Data shown

>>>

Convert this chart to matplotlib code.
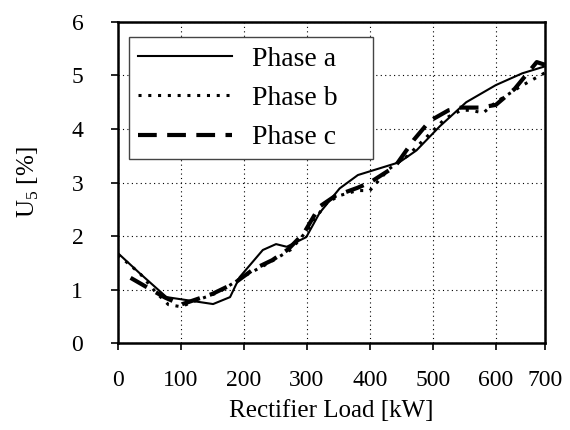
import matplotlib.pyplot as plt
import numpy as np

plt.rcParams['font.family'] = ['Liberation Serif', 'DejaVu Serif']

# values (load in kW, U5 in %)
load_a = [0, 35, 77, 151, 178, 193, 230, 251, 268, 299, 320, 352, 381, 447, 474, 511, 553, 600, 642, 678]
u5_a = [1.68, 1.30, 0.86, 0.73, 0.86, 1.23, 1.74, 1.85, 1.80, 1.98, 2.43, 2.89, 3.14, 3.38, 3.60, 4.05, 4.50, 4.82, 5.04, 5.17]

load_b = [0, 35, 60, 80, 100, 125, 160, 200, 240, 275, 300, 330, 350, 380, 400, 430, 460, 490, 520, 545, 560, 580, 600, 640, 678]
u5_b = [1.65, 1.30, 0.95, 0.72, 0.68, 0.80, 0.95, 1.25, 1.50, 1.75, 2.10, 2.60, 2.75, 2.85, 2.85, 3.25, 3.50, 3.85, 4.20, 4.35, 4.35, 4.30, 4.50, 4.80, 5.05]

load_c = [20, 45, 75, 100, 115, 150, 185, 215, 245, 270, 295, 320, 345, 380, 400, 440, 470, 495, 525, 545, 575, 600, 630, 665, 678]
u5_c = [1.22, 1.05, 0.85, 0.72, 0.78, 0.92, 1.12, 1.38, 1.55, 1.75, 2.05, 2.55, 2.75, 2.90, 3.00, 3.30, 3.80, 4.15, 4.35, 4.40, 4.40, 4.45, 4.75, 5.25, 5.20]

x_ticks = [0, 100, 200, 300, 400, 500, 600, 678]
x_tick_labels = ['0', '100', '200', '300', '400', '500', '600', '700']
y_ticks = [0, 1, 2, 3, 4, 5, 6]

fig = plt.figure(figsize=(5.7, 4.3), dpi=100)
ax = fig.add_axes([0.207, 0.202, 0.749, 0.747])

ax.plot(load_a, u5_a, color='black', lw=1.5, label='Phase a')
ax.plot(load_b, u5_b, color='black', lw=2.2, linestyle=(0, (1, 2.2)), label='Phase b')
ax.plot(load_c, u5_c, color='black', lw=3, linestyle=(0, (4.5, 2.5)), label='Phase c')

ax.set_xlim(0, 678)
ax.set_ylim(0, 6)
ax.set_xticks(x_ticks)
ax.set_xticklabels(x_tick_labels)
ax.set_yticks(y_ticks)
ax.grid(True, color='black', linestyle=(0, (1, 3)), linewidth=0.8)
ax.set_axisbelow(True)

for s in ax.spines.values():
    s.set_linewidth(1.8)
ax.tick_params(direction='out', length=5, width=1.2, labelsize=17)
ax.tick_params(axis='x', pad=14)
ax.tick_params(axis='y', pad=20)

ax.set_xlabel('Rectifier Load [kW]', fontsize=18, labelpad=7)
ax.set_ylabel('U$_{\\mathregular{5}}$ [%]', fontsize=18, labelpad=22)

# legend box spans x 0.026..0.597 of the axes
leg = ax.legend(loc='upper left', bbox_to_anchor=(0.026, 0.0, 0.571, 0.952),
                mode='expand', borderaxespad=0,
                fontsize=20, frameon=True, fancybox=False, handlelength=3.4,
                handletextpad=0.7, labelspacing=0.5, borderpad=0.32)
leg.get_frame().set_edgecolor('#444444')
leg.get_frame().set_linewidth(1.0)
leg.get_frame().set_alpha(1)

fig.savefig('out.png', dpi=100)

<<<

Written instruction
Answer with one number only: how many lines above contain the word "matplotlib".

Right answer
2